WHAT YOU WILL DO:
Would you transcribe the listing that follows, character for character, and omit its images?

SOURCE EXCERPT:

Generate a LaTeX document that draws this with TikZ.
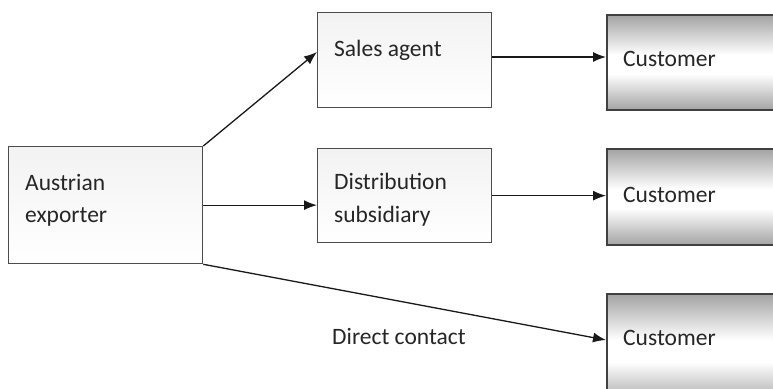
\documentclass[tikz,border=0pt]{standalone}
\usepackage{fontspec}
\setmainfont{Carlito}
\usetikzlibrary{arrows.meta,calc}
\pgfdeclareverticalshading{custshade}{100bp}{color(0bp)=(black!36); color(25bp)=(black!36); color(44bp)=(white); color(54bp)=(white); color(75bp)=(black!36); color(100bp)=(black!36)}
\begin{document}
\begin{tikzpicture}[x=1pt,y=-1pt,
  plainbox/.style={draw=black!70,line width=1.3pt,rectangle,anchor=north west,inner sep=0pt,top color=black!5,bottom color=white},
  custbox/.style={draw=black!75,line width=2pt,rectangle,anchor=north west,inner sep=0pt,shading=custshade},
  lbl/.style={anchor=base west,inner sep=0pt,text=black!85,font=\fontsize{23.5}{28}\selectfont},
  conn/.style={line width=1.3pt,draw=black!90,-{Latex[length=13pt,width=10pt]}}]
\useasboundingbox (0,0) rectangle (773,388);
\begin{scope}
\clip (0,0) rectangle (773,388);
\node[plainbox,minimum width=194pt,minimum height=117pt] (exp) at (8,146) {};
\node[plainbox,minimum width=174pt,minimum height=95pt] (agent) at (317,12) {};
\node[plainbox,minimum width=174pt,minimum height=94pt] (dist) at (317,148) {};
\node[custbox,minimum width=190pt,minimum height=95pt] (c1) at (606,14) {};
\node[custbox,minimum width=190pt,minimum height=96pt] (c2) at (606,148) {};
\node[custbox,minimum width=190pt,minimum height=110pt] (c3) at (606,293) {};
\end{scope}
\node[lbl] (t1) at (25,190) {Austrian};
\node[lbl] (t2) at (25,222) {exporter};
\node[lbl] (t3) at (334,56) {Sales agent};
\node[lbl] (t4) at (334,189) {Distribution};
\node[lbl] (t5) at (334,222) {subsidiary};
\node[lbl] (t6) at (623,66) {Customer};
\node[lbl] (t7) at (623,202) {Customer};
\node[lbl] (t8) at (623,345) {Customer};
\node[lbl] (t9) at (332,344) {Direct contact};
\coordinate (a1) at (317,52);
\coordinate (a3) at (606,340);
\draw[conn] (exp.north east) -- (a1);
\draw[conn] (exp.east) -- (exp.east -| dist.west);
\draw[conn] (exp.south east) -- (a3);
\draw[conn] (agent.east |- 0,57) -- (c1.west |- 0,57);
\draw[conn] (dist.east) -- (dist.east -| c2.west);
\end{tikzpicture}
\end{document}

RESULT FOR THIS TASK:
Generate a LaTeX document that draws this with TikZ.
\documentclass[tikz,border=0pt]{standalone}
\usepackage{fontspec}
\setmainfont{Carlito}
\usetikzlibrary{arrows.meta,calc}
\pgfdeclareverticalshading{custshade}{100bp}{color(0bp)=(black!36); color(25bp)=(black!36); color(44bp)=(white); color(54bp)=(white); color(75bp)=(black!36); color(100bp)=(black!36)}
\begin{document}
\begin{tikzpicture}[x=1pt,y=-1pt,
  plainbox/.style={draw=black!70,line width=1.3pt,rectangle,anchor=north west,inner sep=0pt,top color=black!5,bottom color=white},
  custbox/.style={draw=black!75,line width=2pt,rectangle,anchor=north west,inner sep=0pt,shading=custshade},
  lbl/.style={anchor=base west,inner sep=0pt,text=black!85,font=\fontsize{23.5}{28}\selectfont},
  conn/.style={line width=1.3pt,draw=black!90,-{Latex[length=13pt,width=10pt]}}]
\useasboundingbox (0,0) rectangle (773,388);
\begin{scope}
\clip (0,0) rectangle (773,388);
\node[plainbox,minimum width=194pt,minimum height=117pt] (exp) at (8,146) {};
\node[plainbox,minimum width=174pt,minimum height=95pt] (agent) at (317,12) {};
\node[plainbox,minimum width=174pt,minimum height=94pt] (dist) at (317,148) {};
\node[custbox,minimum width=190pt,minimum height=95pt] (c1) at (606,14) {};
\node[custbox,minimum width=190pt,minimum height=96pt] (c2) at (606,148) {};
\node[custbox,minimum width=190pt,minimum height=110pt] (c3) at (606,293) {};
\end{scope}
\node[lbl] (t1) at (25,190) {Austrian};
\node[lbl] (t2) at (25,222) {exporter};
\node[lbl] (t3) at (334,56) {Sales agent};
\node[lbl] (t4) at (334,189) {Distribution};
\node[lbl] (t5) at (334,222) {subsidiary};
\node[lbl] (t6) at (623,66) {Customer};
\node[lbl] (t7) at (623,202) {Customer};
\node[lbl] (t8) at (623,345) {Customer};
\node[lbl] (t9) at (332,344) {Direct contact};
\coordinate (a1) at (317,52);
\coordinate (a3) at (606,340);
\draw[conn] (exp.north east) -- (a1);
\draw[conn] (exp.east) -- (exp.east -| dist.west);
\draw[conn] (exp.south east) -- (a3);
\draw[conn] (agent.east |- 0,57) -- (c1.west |- 0,57);
\draw[conn] (dist.east) -- (dist.east -| c2.west);
\end{tikzpicture}
\end{document}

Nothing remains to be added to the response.